--- Material ---

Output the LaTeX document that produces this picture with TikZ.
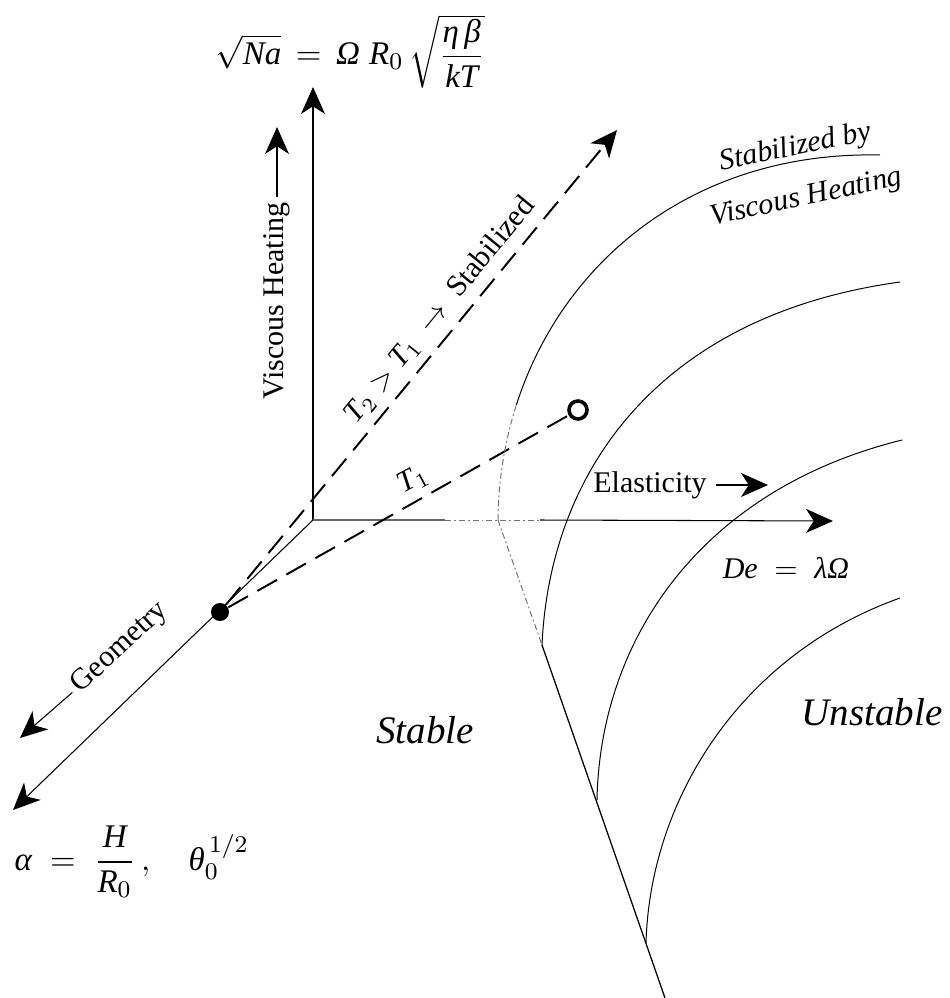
\documentclass[tikz,border=0pt]{standalone}
\usepackage{fontspec}
\setmainfont{Liberation Serif}
\usetikzlibrary{arrows.meta}
\newcommand{\myit}[1]{\mbox{\itshape #1}}
\begin{document}
\begin{tikzpicture}[x=0.3333pt,y=-0.3333pt,
  axis/.style={line width=0.35pt},
  bigtip/.style={-{Stealth[length=9pt,width=8pt,inset=2.6pt]}},
  dsh/.style={line width=0.65pt, dash pattern=on 7.5pt off 3.6pt},
  crv/.style={line width=0.33pt},
  bnd/.style={line width=0.42pt},
  faint/.style={line width=0.33pt, black!55, dash pattern=on 2pt off 1pt on 0.6pt off 1pt},
  lbl/.style={font=\fontsize{10}{12}\selectfont, inner sep=1.5pt},
  ilbl/.style={font=\fontsize{10}{12}\selectfont\itshape, inner sep=0pt},
  biglbl/.style={font=\fontsize{13}{15}\selectfont\itshape, inner sep=0pt},
  mlbl/.style={font=\fontsize{11}{13}\selectfont, inner sep=0pt}]
\useasboundingbox (0,0) rectangle (949,998);

% key points
\coordinate (O) at (313,520);
\coordinate (tipV) at (313,87);
\coordinate (tipH) at (833,521);
\coordinate (tipD) at (13,810);
\coordinate (tipT) at (617,130);
\coordinate (h1) at (445,520);
\coordinate (h2) at (540,520);
\coordinate (A0) at (498,520);
\coordinate (A1) at (516.4,404.8);
\coordinate (A2) at (880,155);
\coordinate (B0) at (542,645);
\coordinate (B1) at (900,282);
\coordinate (C0) at (597,800);
\coordinate (C1) at (902,440);
\coordinate (D0) at (646,943);
\coordinate (D1) at (900,598);
\coordinate (Lend) at (665,998);

% axes
\draw[axis, bigtip] (O) -- (tipV);
\draw[axis, black!60] (O) -- (h1);
\draw[faint] (h1) -- (h2);
\draw[axis, bigtip] (h2) -- (tipH);
\draw[axis, bigtip] (O) -- (tipD);

% markers
\node[circle, fill, minimum size=6pt, inner sep=0pt] (dot) at (220,612) {};
\node[circle, draw, line width=1.2pt, minimum size=6pt, inner sep=0pt, fill=white] (circ) at (578,410) {};

% dashed paths
\draw[dsh, bigtip] (dot) -- (tipT);
\draw[dsh] (dot) -- (circ);

% stability boundaries
\draw[faint] (A0) -- (B0);
\draw[faint] (A0) .. controls (498.4,480) and (504.7,441.2) .. (A1);
\draw[crv] (A1) .. controls (563.2,259) and (696,151) .. (A2);
\draw[crv] (B0) .. controls (550,470) and (660,315) .. (B1);
\draw[crv] (C0) .. controls (600,640) and (700,490) .. (C1);
\draw[crv] (D0) .. controls (650,800) and (740,655) .. (D1);
\draw[bnd] (B0) -- (Lend);

% labels
\node[lbl, rotate=90] (vh) at (277,301) {Viscous Heating};
\coordinate (vhtip) at (277,127);
\draw[axis, bigtip] (vh.east) -- (vhtip);

\node[lbl, rotate=43] (geo) at (120,648) {Geometry};
\coordinate (geotip) at (20,738);
\draw[axis, bigtip] (geo.west) -- (geotip);

\node[lbl, inner sep=3pt] (el) at (650,485) {Elasticity};
\coordinate (eltip) at (768,485);
\draw[axis, bigtip] (el.east) -- (eltip);

\node[lbl] (de) at (786,568) {$\myit{De}\;=\;\myit{λΩ}$};
\node[lbl, rotate=50.6] (t2) at (440,310) {$\myit{T}_2 > \myit{T}_1$\; $\rightarrow$\; Stabilized};
\node[lbl, rotate=28] (t1) at (413,480) {$\myit{T}_1$};

\node[biglbl] (st) at (425,730) {Stable};
\node[biglbl] (un) at (872,712) {Unstable};

\node[ilbl, rotate=11.5, anchor=base] (sb1) at (797,155) {Stabilized by};
\node[ilbl, rotate=12, anchor=base] (sb2) at (808,205) {Viscous Heating};

\node[mlbl, anchor=north] (nf) at (350,14) {$\sqrt{\myit{Na}}\,=\,\myit{Ω}\;\myit{R}_0\,\sqrt{\displaystyle\frac{\myit{η\,β}}{\myit{kT}}}$};
\node[mlbl, anchor=west] (af) at (14,862) {$\myit{α}\;=\;\displaystyle\frac{\myit{H}}{\myit{R}_0}\,,\quad\myit{θ}_0^{\,1/2}$};
\end{tikzpicture}
\end{document}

---

Exercise goal:
Transcribe the listing above verbatim. Omit the pictures.

Response below:
Output the LaTeX document that produces this picture with TikZ.
\documentclass[tikz,border=0pt]{standalone}
\usepackage{fontspec}
\setmainfont{Liberation Serif}
\usetikzlibrary{arrows.meta}
\newcommand{\myit}[1]{\mbox{\itshape #1}}
\begin{document}
\begin{tikzpicture}[x=0.3333pt,y=-0.3333pt,
  axis/.style={line width=0.35pt},
  bigtip/.style={-{Stealth[length=9pt,width=8pt,inset=2.6pt]}},
  dsh/.style={line width=0.65pt, dash pattern=on 7.5pt off 3.6pt},
  crv/.style={line width=0.33pt},
  bnd/.style={line width=0.42pt},
  faint/.style={line width=0.33pt, black!55, dash pattern=on 2pt off 1pt on 0.6pt off 1pt},
  lbl/.style={font=\fontsize{10}{12}\selectfont, inner sep=1.5pt},
  ilbl/.style={font=\fontsize{10}{12}\selectfont\itshape, inner sep=0pt},
  biglbl/.style={font=\fontsize{13}{15}\selectfont\itshape, inner sep=0pt},
  mlbl/.style={font=\fontsize{11}{13}\selectfont, inner sep=0pt}]
\useasboundingbox (0,0) rectangle (949,998);

% key points
\coordinate (O) at (313,520);
\coordinate (tipV) at (313,87);
\coordinate (tipH) at (833,521);
\coordinate (tipD) at (13,810);
\coordinate (tipT) at (617,130);
\coordinate (h1) at (445,520);
\coordinate (h2) at (540,520);
\coordinate (A0) at (498,520);
\coordinate (A1) at (516.4,404.8);
\coordinate (A2) at (880,155);
\coordinate (B0) at (542,645);
\coordinate (B1) at (900,282);
\coordinate (C0) at (597,800);
\coordinate (C1) at (902,440);
\coordinate (D0) at (646,943);
\coordinate (D1) at (900,598);
\coordinate (Lend) at (665,998);

% axes
\draw[axis, bigtip] (O) -- (tipV);
\draw[axis, black!60] (O) -- (h1);
\draw[faint] (h1) -- (h2);
\draw[axis, bigtip] (h2) -- (tipH);
\draw[axis, bigtip] (O) -- (tipD);

% markers
\node[circle, fill, minimum size=6pt, inner sep=0pt] (dot) at (220,612) {};
\node[circle, draw, line width=1.2pt, minimum size=6pt, inner sep=0pt, fill=white] (circ) at (578,410) {};

% dashed paths
\draw[dsh, bigtip] (dot) -- (tipT);
\draw[dsh] (dot) -- (circ);

% stability boundaries
\draw[faint] (A0) -- (B0);
\draw[faint] (A0) .. controls (498.4,480) and (504.7,441.2) .. (A1);
\draw[crv] (A1) .. controls (563.2,259) and (696,151) .. (A2);
\draw[crv] (B0) .. controls (550,470) and (660,315) .. (B1);
\draw[crv] (C0) .. controls (600,640) and (700,490) .. (C1);
\draw[crv] (D0) .. controls (650,800) and (740,655) .. (D1);
\draw[bnd] (B0) -- (Lend);

% labels
\node[lbl, rotate=90] (vh) at (277,301) {Viscous Heating};
\coordinate (vhtip) at (277,127);
\draw[axis, bigtip] (vh.east) -- (vhtip);

\node[lbl, rotate=43] (geo) at (120,648) {Geometry};
\coordinate (geotip) at (20,738);
\draw[axis, bigtip] (geo.west) -- (geotip);

\node[lbl, inner sep=3pt] (el) at (650,485) {Elasticity};
\coordinate (eltip) at (768,485);
\draw[axis, bigtip] (el.east) -- (eltip);

\node[lbl] (de) at (786,568) {$\myit{De}\;=\;\myit{λΩ}$};
\node[lbl, rotate=50.6] (t2) at (440,310) {$\myit{T}_2 > \myit{T}_1$\; $\rightarrow$\; Stabilized};
\node[lbl, rotate=28] (t1) at (413,480) {$\myit{T}_1$};

\node[biglbl] (st) at (425,730) {Stable};
\node[biglbl] (un) at (872,712) {Unstable};

\node[ilbl, rotate=11.5, anchor=base] (sb1) at (797,155) {Stabilized by};
\node[ilbl, rotate=12, anchor=base] (sb2) at (808,205) {Viscous Heating};

\node[mlbl, anchor=north] (nf) at (350,14) {$\sqrt{\myit{Na}}\,=\,\myit{Ω}\;\myit{R}_0\,\sqrt{\displaystyle\frac{\myit{η\,β}}{\myit{kT}}}$};
\node[mlbl, anchor=west] (af) at (14,862) {$\myit{α}\;=\;\displaystyle\frac{\myit{H}}{\myit{R}_0}\,,\quad\myit{θ}_0^{\,1/2}$};
\end{tikzpicture}
\end{document}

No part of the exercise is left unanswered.